* _TASK DETAILS_: Give an exact transcription of every line, dropping the images.

* _INFORMATION PROVIDED_:
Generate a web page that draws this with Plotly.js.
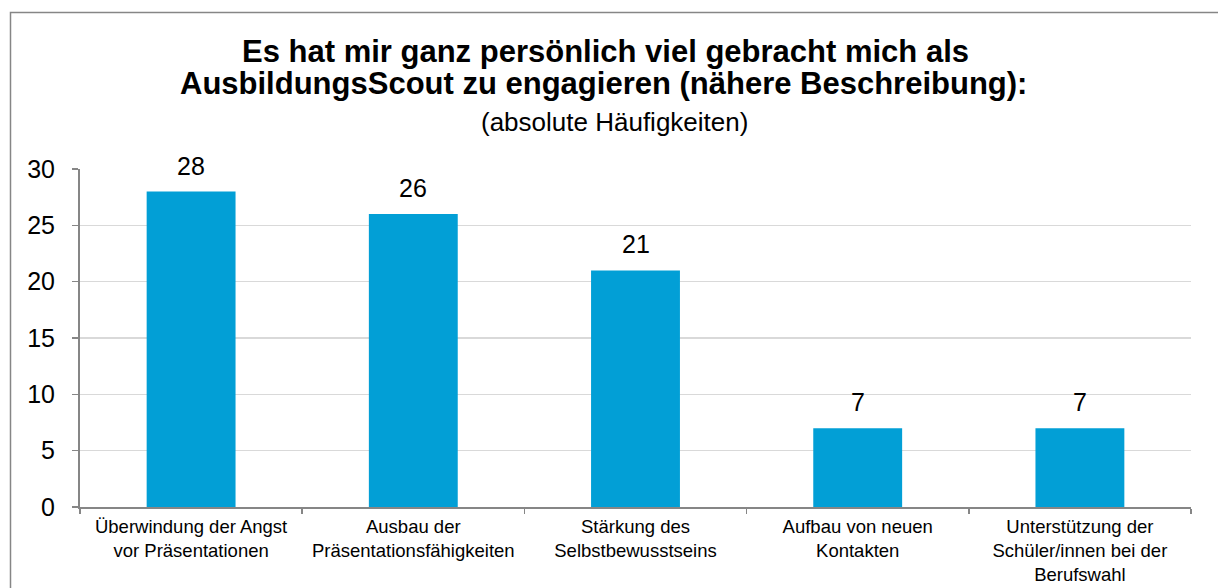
<!DOCTYPE html>
<html><head><meta charset="utf-8">
<script src="https://cdn.plot.ly/plotly-3.0.1.min.js"></script>
<style>html,body{margin:0;padding:0;background:#fff;}#chart{width:1218px;height:588px;}</style>
</head><body><div id="chart"></div>
<script>
const categories = [
  "Überwindung der Angst<br>vor Präsentationen",
  "Ausbau der<br>Präsentationsfähigkeiten",
  "Stärkung des<br>Selbstbewusstseins",
  "Aufbau von neuen<br>Kontakten",
  "Unterstützung der<br>Schüler/innen bei der<br>Berufswahl"
];
const values = [28, 26, 21, 7, 7];
const yTicks = [0, 5, 10, 15, 20, 25, 30];
const titleLine1 = "Es hat mir ganz persönlich viel gebracht mich als";
const titleLine2 = "AusbildungsScout zu engagieren (nähere Beschreibung):";
const subtitle = "(absolute Häufigkeiten)";

const FONT = "Liberation Sans, Arial, Helvetica, sans-serif";
const W = 1218, H = 588, L = 80, R = 27, T = 169, B = 81;
const pw = W - L - R, ph = H - T - B;
const px = x => (x - L) / pw;
const py = y => (H - B - y) / ph;

const trace = {
  type: "bar",
  x: categories,
  y: values,
  cliponaxis: false,
  marker: {color: "#029FD6", line: {width: 0}},
  hoverinfo: "none"
};

const valueLabels = categories.map((c, i) => ({
  text: String(values[i]), x: c, y: values[i], xref: "x", yref: "y",
  xanchor: "center", yanchor: "middle", yshift: 26, showarrow: false,
  font: {family: FONT, size: 25, color: "#000"}
}));

const layout = {
  width: W, height: H,
  margin: {l: L, r: R, t: T, b: B, pad: 0},
  paper_bgcolor: "#fff", plot_bgcolor: "#fff",
  showlegend: false,
  bargap: 0.6,
  font: {family: FONT, color: "#000"},
  xaxis: {
    type: "category",
    tickson: "boundaries",
    ticks: "outside", ticklen: 5, tickcolor: "#868686", tickwidth: 1.5,
    showline: true, linecolor: "#868686", linewidth: 2,
    showgrid: false,
    tickfont: {family: FONT, size: 18.5, color: "#000"},
    ticklabelstandoff: 2,
    automargin: false
  },
  yaxis: {
    range: [0, 30],
    tickvals: yTicks,
    ticktext: yTicks.map(String),
    ticks: "outside", ticklen: 6, tickcolor: "#868686", tickwidth: 1.5,
    showline: true, linecolor: "#868686", linewidth: 2,
    showgrid: true, gridcolor: "#D9D9D9", gridwidth: 1.5,
    zeroline: false,
    tickfont: {family: FONT, size: 25, color: "#000"},
    ticklabelstandoff: 12,
    automargin: false
  },
  shapes: [{
    type: "rect", xref: "paper", yref: "paper",
    x0: px(10.5), x1: px(1230), y0: py(600), y1: py(12.5),
    line: {color: "#868686", width: 1.5}, fillcolor: "rgba(0,0,0,0)", layer: "below"
  }],
  annotations: [
    {text: "<b>" + titleLine1 + "</b>", xref: "paper", yref: "paper", x: px(605), y: py(51), xanchor: "center", yanchor: "middle", showarrow: false, font: {family: FONT, size: 31, color: "#000"}},
    {text: "<b>" + titleLine2 + "</b>", xref: "paper", yref: "paper", x: px(603), y: py(84), xanchor: "center", yanchor: "middle", showarrow: false, font: {family: FONT, size: 31, color: "#000"}},
    {text: subtitle, xref: "paper", yref: "paper", x: px(614), y: py(122), xanchor: "center", yanchor: "middle", showarrow: false, font: {family: FONT, size: 26, color: "#000"}}
  ].concat(valueLabels)
};

Plotly.newPlot("chart", [trace], layout, {displayModeBar: false, staticPlot: true});
</script></body></html>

* _WORKED SOLUTION_:
Generate a web page that draws this with Plotly.js.
<!DOCTYPE html>
<html><head><meta charset="utf-8">
<script src="https://cdn.plot.ly/plotly-3.0.1.min.js"></script>
<style>html,body{margin:0;padding:0;background:#fff;}#chart{width:1218px;height:588px;}</style>
</head><body><div id="chart"></div>
<script>
const categories = [
  "Überwindung der Angst<br>vor Präsentationen",
  "Ausbau der<br>Präsentationsfähigkeiten",
  "Stärkung des<br>Selbstbewusstseins",
  "Aufbau von neuen<br>Kontakten",
  "Unterstützung der<br>Schüler/innen bei der<br>Berufswahl"
];
const values = [28, 26, 21, 7, 7];
const yTicks = [0, 5, 10, 15, 20, 25, 30];
const titleLine1 = "Es hat mir ganz persönlich viel gebracht mich als";
const titleLine2 = "AusbildungsScout zu engagieren (nähere Beschreibung):";
const subtitle = "(absolute Häufigkeiten)";

const FONT = "Liberation Sans, Arial, Helvetica, sans-serif";
const W = 1218, H = 588, L = 80, R = 27, T = 169, B = 81;
const pw = W - L - R, ph = H - T - B;
const px = x => (x - L) / pw;
const py = y => (H - B - y) / ph;

const trace = {
  type: "bar",
  x: categories,
  y: values,
  cliponaxis: false,
  marker: {color: "#029FD6", line: {width: 0}},
  hoverinfo: "none"
};

const valueLabels = categories.map((c, i) => ({
  text: String(values[i]), x: c, y: values[i], xref: "x", yref: "y",
  xanchor: "center", yanchor: "middle", yshift: 26, showarrow: false,
  font: {family: FONT, size: 25, color: "#000"}
}));

const layout = {
  width: W, height: H,
  margin: {l: L, r: R, t: T, b: B, pad: 0},
  paper_bgcolor: "#fff", plot_bgcolor: "#fff",
  showlegend: false,
  bargap: 0.6,
  font: {family: FONT, color: "#000"},
  xaxis: {
    type: "category",
    tickson: "boundaries",
    ticks: "outside", ticklen: 5, tickcolor: "#868686", tickwidth: 1.5,
    showline: true, linecolor: "#868686", linewidth: 2,
    showgrid: false,
    tickfont: {family: FONT, size: 18.5, color: "#000"},
    ticklabelstandoff: 2,
    automargin: false
  },
  yaxis: {
    range: [0, 30],
    tickvals: yTicks,
    ticktext: yTicks.map(String),
    ticks: "outside", ticklen: 6, tickcolor: "#868686", tickwidth: 1.5,
    showline: true, linecolor: "#868686", linewidth: 2,
    showgrid: true, gridcolor: "#D9D9D9", gridwidth: 1.5,
    zeroline: false,
    tickfont: {family: FONT, size: 25, color: "#000"},
    ticklabelstandoff: 12,
    automargin: false
  },
  shapes: [{
    type: "rect", xref: "paper", yref: "paper",
    x0: px(10.5), x1: px(1230), y0: py(600), y1: py(12.5),
    line: {color: "#868686", width: 1.5}, fillcolor: "rgba(0,0,0,0)", layer: "below"
  }],
  annotations: [
    {text: "<b>" + titleLine1 + "</b>", xref: "paper", yref: "paper", x: px(605), y: py(51), xanchor: "center", yanchor: "middle", showarrow: false, font: {family: FONT, size: 31, color: "#000"}},
    {text: "<b>" + titleLine2 + "</b>", xref: "paper", yref: "paper", x: px(603), y: py(84), xanchor: "center", yanchor: "middle", showarrow: false, font: {family: FONT, size: 31, color: "#000"}},
    {text: subtitle, xref: "paper", yref: "paper", x: px(614), y: py(122), xanchor: "center", yanchor: "middle", showarrow: false, font: {family: FONT, size: 26, color: "#000"}}
  ].concat(valueLabels)
};

Plotly.newPlot("chart", [trace], layout, {displayModeBar: false, staticPlot: true});
</script></body></html>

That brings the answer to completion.